Sam Raimi’s Spider-Man and his two sequels — 2004’s Spider-Man 2 and 2007’s Spider-Man 3 — are consumed with the idea of heroism as an inherently lonely form of sacrifice. It permeates every major arc of Raimi’s trilogy, emotional or otherwise. Even characters who could easily be rendered ancillary or one-note, like Mary Jane or Alfred Molina’s Otto Octavius, labor to do what they know is right, rather than what they know will be easy.
So in spite of the ramping scale of the films’ special effects, and a revolving door of villains that only grew more larger-than-life with each outing, the small cast of central characters remains empathetic on a tremendous level. And many of them, even the villains, eventually realize that in order to be virtuous, they must give up selfishness. Peter Parker reaches that same conclusion multiple times, through multiple scenarios that make it increasingly hard to stick to that virtue.
This sounds like pretty standard superhero stuff, but in 2002, it stood out as a singular theme in movies, and it felt surprising even in the sequels that followed. The closest the era’s other superhero movies came to relatable moral messages was in 1978’s Superman, with Pa Kent telling a young Clark Kent that he landed on Earth for “a reason,” and that while it’s hard to resist showing off and achieving personal glory with his powers, he must ultimately stay resolute. Compare that to the Tim Burton Batman films, which portray the Dark Knight as a violent recluse using his caped crusade as a way to work through some obvious issues, or the X-Men series, which has always been about shifting the ethical goal posts.

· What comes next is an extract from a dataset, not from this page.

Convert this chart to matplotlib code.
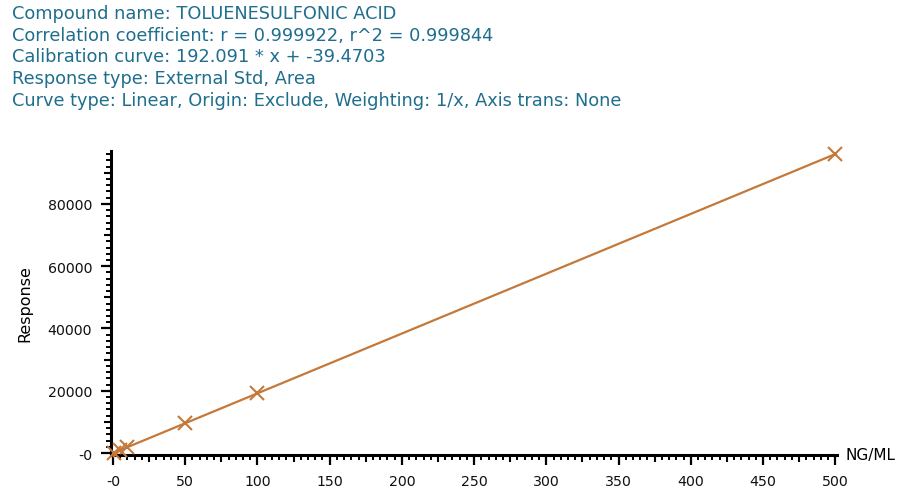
import matplotlib
matplotlib.use("Agg")
import matplotlib.pyplot as plt
from matplotlib.ticker import MultipleLocator, FixedLocator, FixedFormatter
import numpy as np

# ---- data ----
conc = [1, 5, 10, 50, 100, 500]
slope = 192.091
intercept = -39.4703
response = [152.6, 921.0, 1881.4, 9565.1, 19169.6, 96006.0]

header_lines = [
    "Compound name: TOLUENESULFONIC ACID",
    "Correlation coefficient: r = 0.999922, r^2 = 0.999844",
    "Calibration curve: 192.091 * x + -39.4703",
    "Response type: External Std, Area",
    "Curve type: Linear, Origin: Exclude, Weighting: 1/x, Axis trans: None",
]
x_ticks = [0, 50, 100, 150, 200, 250, 300, 350, 400, 450, 500]
x_ticklabels = ["-0", "50", "100", "150", "200", "250", "300", "350", "400", "450", "500"]
y_ticks = [0, 20000, 40000, 60000, 80000]
y_ticklabels = ["-0", "20000", "40000", "60000", "80000"]

line_color = "#c4783a"
text_color = "#1f6e8e"

W, H = 915, 489
fig = plt.figure(figsize=(W / 100, H / 100), dpi=100)
ax = fig.add_axes([111 / W, 1 - 456 / H, (837 - 111) / W, (456 - 152) / H])

ax.set_xlim(-1.4, 501.2)
ax.set_ylim(-640, 97000)

# fitted line
xf = np.array([0, 500])
ax.plot(xf, slope * xf + intercept, color=line_color, lw=1.6, zorder=2)
ax.plot(conc, response, linestyle="none", marker="x", markersize=10,
        markeredgewidth=1.5, color=line_color, zorder=3, clip_on=False)

for s in ["top", "right"]:
    ax.spines[s].set_visible(False)
for s in ["left", "bottom"]:
    ax.spines[s].set_linewidth(2.2)
    ax.spines[s].set_color("black")

ax.xaxis.set_major_locator(FixedLocator(x_ticks))
ax.xaxis.set_major_formatter(FixedFormatter(x_ticklabels))
ax.xaxis.set_minor_locator(MultipleLocator(5))
ax.yaxis.set_major_locator(FixedLocator(y_ticks))
ax.yaxis.set_major_formatter(FixedFormatter(y_ticklabels))
ax.yaxis.set_minor_locator(MultipleLocator(2000))

ax.tick_params(which="major", direction="out", length=7, width=1.6,
               labelsize=10.2, color="black", labelcolor="#111111")
ax.tick_params(axis="x", which="major", pad=7)
ax.tick_params(axis="y", which="major", pad=6.5)
ax.tick_params(which="minor", direction="out", length=3.5, width=1.4, color="black")

# medium ticks
secx = ax.secondary_xaxis("bottom")
secx.set_xticks(np.arange(25, 500, 50))
secx.set_xticklabels([])
secx.tick_params(direction="out", length=5, width=1.5)
secx.spines["bottom"].set_visible(False)
secy = ax.secondary_yaxis("left")
secy.set_yticks(np.arange(10000, 97000, 20000))
secy.set_yticklabels([])
secy.tick_params(direction="out", length=5, width=1.5)
secy.spines["left"].set_visible(False)

ax.set_ylabel("Response", fontsize=11.5, labelpad=11)
ax.text(1.012, 0.0, "NG/ML", transform=ax.transAxes, fontsize=11,
        ha="left", va="center")

for i, t in enumerate(header_lines):
    fig.text(12 / W, 1 - (14 + i * 21.7) / H, t, color=text_color,
             fontsize=12.75, ha="left", va="center")

fig.savefig("out.png", dpi=100)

The Dark Knight films build to a Bruce Wayne who feels comfortable enough to leave Gotham in someone else’s hands. Sony’s 2012 Spider-Man reboot, with Andrew Garfield in the title role, primarily focuses on how Peter and Gwen Stacy’s relationship balances ambition with selfishness. But that series’ attempt to out-world-build Disney meant the protagonists’ doomed romance was forced to compete with narrative excess.
And while the first giant planned arc of the Marvel Cinematic Universe ends with Iron Man nobly sacrificing himself in the fight against Thanos, Tony Stark’s decade of highly public moral struggles as an arrogant billionaire playboy arms dealer just don’t feel as relevant to most audiences as Peter’s lonely internal battles.